There’s also the Roddy Piper interview which could be construed as Patterson having made a unwanted pass at Roddy, or much worse, depending on how you see things. (And Roddy, who isn’t around to defend himself, did claim when sober he didn’t mean there was abuse, but because he’s dead we don’t know if that was damage control or hiding a bad experience..) There’s also dark stories in shoot interviews but the shit/truth ratio in wrestling shoot interviews is too skewed to be a smoking gun. But this helps paint the muddied picture. A man beset by bigots spreading rumours, who was still inappropriate with young men. If you can separate the man from the art is probably similar to your views on Dave Lee Travis and Johnny Depp these days.

Because in his art, the man was a genius. The Royal Rumble is now the biggest wrestling event of the year, a staggered battle royal copied by every other wrestling federation in the universe. Patterson invented it. He was the man who laid out every major Hogan title match, so if you ever wonder how the hell Hulk Hogan and Ultimate Warrior could put together a WrestleMania classic, Pat Patterson is the man to thank. He was the go to man for match ideas for the best in the business, from Ric Flair to The Rock, The Undertaker to John Cena, Bret Hart to Stone Cold Steve Austin.

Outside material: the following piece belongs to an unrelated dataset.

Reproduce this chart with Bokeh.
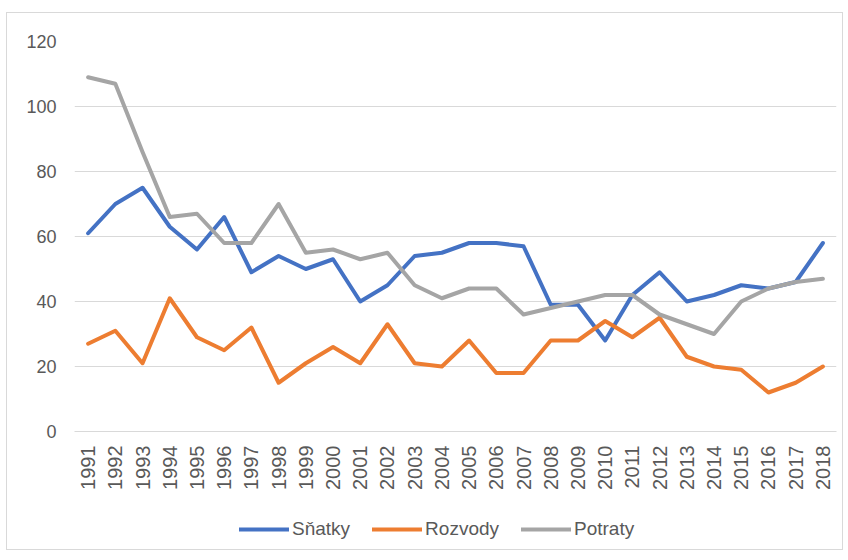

His guidance led to two of wrestlings hottest periods. He helped train The Rock, now the biggest star in Hollywood, and his wars with Sgt Slaughter inspired every hardcore match ever since. In his late 50s, he and fellow old timer Gerry Brisco took on two young guys who had never wrestled in their lives on a live episode of RAW and got one of the biggest TV ratings in the history of the company! He wrestled in drag to win titles, entered the Hall of Fame, and came out on a reality TV show.

Essentially, there is no modern pro-wrestling without Pat Patterson. He is the good, the bad and the ugly all in one package. He inspired and repelled at the same time. His legacy as a creative force is sound, if not his legacy as a man. And we write that in the hope there isn’t a smoking gun revelation hiding around the corner.

He was picked by three teams: Apricot Crumble, Grappling with Mortality and theme team theme team Gris Gris.